Caledonia photoThe Caledonia Yawl, designed by Iain Oughtred, is large, versatile, and eye-catching. Based on an inshore fishing boat from the Shetland Islands, this 19′6″ double-ended, lapstrake hull decries her powerful Viking ancestry. This modern version is built with epoxy-glued marine plywood, and is ultralight, quick, maneuverable, easy to trailer, and requires low maintenance. Her simple traditional rig belies a wonderful, seaworthy craft whose performance routinely dazzles observers. Daysailing or beach cruising, single handed or with 10 people aboard, the Caledonia Yawl is a great boat.

This two-week course will expose students to the full range of epoxy boatbuilding techniques, as well as plenty of traditional wooden boat building procedures. Working from Iain Oughtred’s exquisite drawings, Geoff will lead you through the lofting, station mold construction, and erection of the building frame. Stems will be laminated and shaped. The keel and floor timbers will be made, set up, and beveled. The planking process will then begin. Students will learn the skills of lapstrake planking, as well as many of the modern techniques of efficiently working with plywood. After she’s planked, you’ll get out and install the outer stems, keel, and skeg; give the hull a professional dressing up; and turn her over for fitting out.

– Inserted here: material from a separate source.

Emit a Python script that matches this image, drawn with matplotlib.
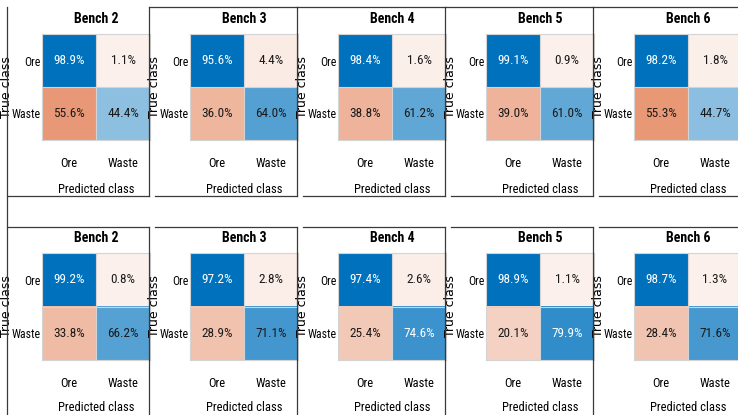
import numpy as np
import matplotlib
matplotlib.use("Agg")
import matplotlib.pyplot as plt
from matplotlib.colors import LinearSegmentedColormap, Normalize
from matplotlib.lines import Line2D
from matplotlib import font_manager

# Row-normalised confusion values (%) for each bench
benches = ["Bench 2", "Bench 3", "Bench 4", "Bench 5", "Bench 6"]
classes = ["Ore", "Waste"]

# first model
top_ore_ore = [98.9, 95.6, 98.4, 99.1, 98.2]
top_ore_waste = [1.1, 4.4, 1.6, 0.9, 1.8]
top_waste_ore = [55.6, 36.0, 38.8, 39.0, 55.3]
top_waste_waste = [44.4, 64.0, 61.2, 61.0, 44.7]

# second model
bot_ore_ore = [99.2, 97.2, 97.4, 98.9, 98.7]
bot_ore_waste = [0.8, 2.8, 2.6, 1.1, 1.3]
bot_waste_ore = [33.8, 28.9, 25.4, 20.1, 28.4]
bot_waste_waste = [66.2, 71.1, 74.6, 79.9, 71.6]

W, H = 738, 415
fig = plt.figure(figsize=(W / 100, H / 100), dpi=100)
fig.patch.set_facecolor("white")

# prefer a narrow sans if one is installed
names = {f.name for f in font_manager.fontManager.ttflist}
narrow = next((n for n in ["Liberation Sans Narrow", "Roboto Condensed",
                           "Open Sans Condensed"] if n in names), None)
if narrow:
    txt_font = [narrow, "DejaVu Sans"]
    fs_cell, fs_tick, fs_title, fs_xlab = 9.5, 8.5, 10, 9
else:
    txt_font = ["Liberation Sans", "DejaVu Sans"]
    fs_cell, fs_tick, fs_title, fs_xlab = 8.5, 7.5, 9, 8.5

diag_cmap = LinearSegmentedColormap.from_list("diag", ["#ffffff", "#0072BD"])
off_cmap = LinearSegmentedColormap.from_list("off", ["#fcf2ee", "#D95319"])


def px_axes(x0, y0, w, h):
    return fig.add_axes([x0 / W, 1 - (y0 + h) / H, w / W, h / H])


def draw_chart(ax, title, mat, xlab_y):
    vmax = mat.max()
    norm = Normalize(0, vmax)
    eye = np.eye(2, dtype=bool)
    ax.imshow(np.ma.masked_where(~eye, mat), cmap=diag_cmap, norm=norm,
              aspect="auto", interpolation="nearest")
    ax.imshow(np.ma.masked_where(eye, mat), cmap=off_cmap, norm=norm,
              aspect="auto", interpolation="nearest")
    for r in range(2):
        for c in range(2):
            v = mat[r, c]
            col = "white" if (r == c and norm(v) > 0.75) else "#1a1a1a"
            ax.text(c, r, f"{v:.1f}%", ha="center", va="center",
                    fontsize=fs_cell, color=col, family=txt_font)
    ax.axhline(0.5, color="#d4d4d4", lw=0.8)
    ax.axvline(0.5, color="#d4d4d4", lw=0.8)
    for s in ax.spines.values():
        s.set_color("#d4d4d4")
        s.set_linewidth(0.8)
    ax.set_xticks([0, 1], labels=classes, family=txt_font, fontsize=fs_tick + 0.5)
    ax.set_yticks([0, 1], labels=classes, family=txt_font, fontsize=fs_tick)
    ax.tick_params(length=0)
    ax.tick_params(axis="x", pad=12.5)
    ax.tick_params(axis="y", pad=0.8)
    ax.set_title(title, fontsize=fs_title, fontweight="bold", family=txt_font,
                 pad=8)
    ax.set_xlabel("Predicted class", fontsize=fs_xlab, family=txt_font)
    ax.xaxis.set_label_coords(0.5, xlab_y)
    ax.set_ylabel("True class", fontsize=9, family="DejaVu Sans")
    ax.yaxis.set_label_coords(-0.265, 0.5)


rows = [
    (34, 106, -0.41, top_ore_ore, top_ore_waste, top_waste_ore, top_waste_waste),
    (253, 107, -0.385, bot_ore_ore, bot_ore_waste, bot_waste_ore, bot_waste_waste),
]
for y0, h, xlab_y, oo, ow, wo, ww in rows:
    for i, name in enumerate(benches):
        mat = np.array([[oo[i], ow[i]], [wo[i], ww[i]]])
        ax = px_axes(42 + 148 * i, y0, 108, h)
        draw_chart(ax, name, mat, xlab_y)


# panel frames, in pixel positions from the top-left corner
def fline(xs, ys):
    fig.add_artist(Line2D([x / W for x in xs], [1 - y / H for y in ys],
                          color="#3a3a3a", lw=0.9, transform=fig.transFigure))


bounds = [149 + 148 * k for k in range(4)]
fline([7, 7], [7, H])
for xb in bounds:
    fline([xb, xb], [7, 196])
    fline([xb, xb], [227, H])
starts = [7] + [b + 6 for b in bounds]
ends = bounds + [W]
for k, (s, e) in enumerate(zip(starts, ends)):
    fline([s, e], [196, 196])
    fline([s, e], [227, 227])
    if k > 0:
        fline([s - 6, e], [7, 7])

fig.savefig("out.png", dpi=100)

Installation of the rails and breasthooks follow, and if we have enough time and interest you’ll build and fit the centerboard trunk. At the end of the two weeks, the class will have produced a beautiful, trailerable hull ready for fitting out, and students will have learned skills and techniques applicable to a wide range of wooden boat designs.

Instructor Geoff Kerr brings a wealth of Caledonia experience to this course, as this design is a specialty of his Two Daughters Boatworks shop in Westford, Vermont. Geoff will bring along his own Caledonia, a boat he has sailed long, hard, and often for the past 10 years. Not only will we have the real thing on hand to make concepts and shapes tangible, but she’ll be in the water for demonstrations and class outings. There will be ample opportunity to try her out, and to discuss such big-picture questions as sails, spars, oars, trailers, motors, and the like.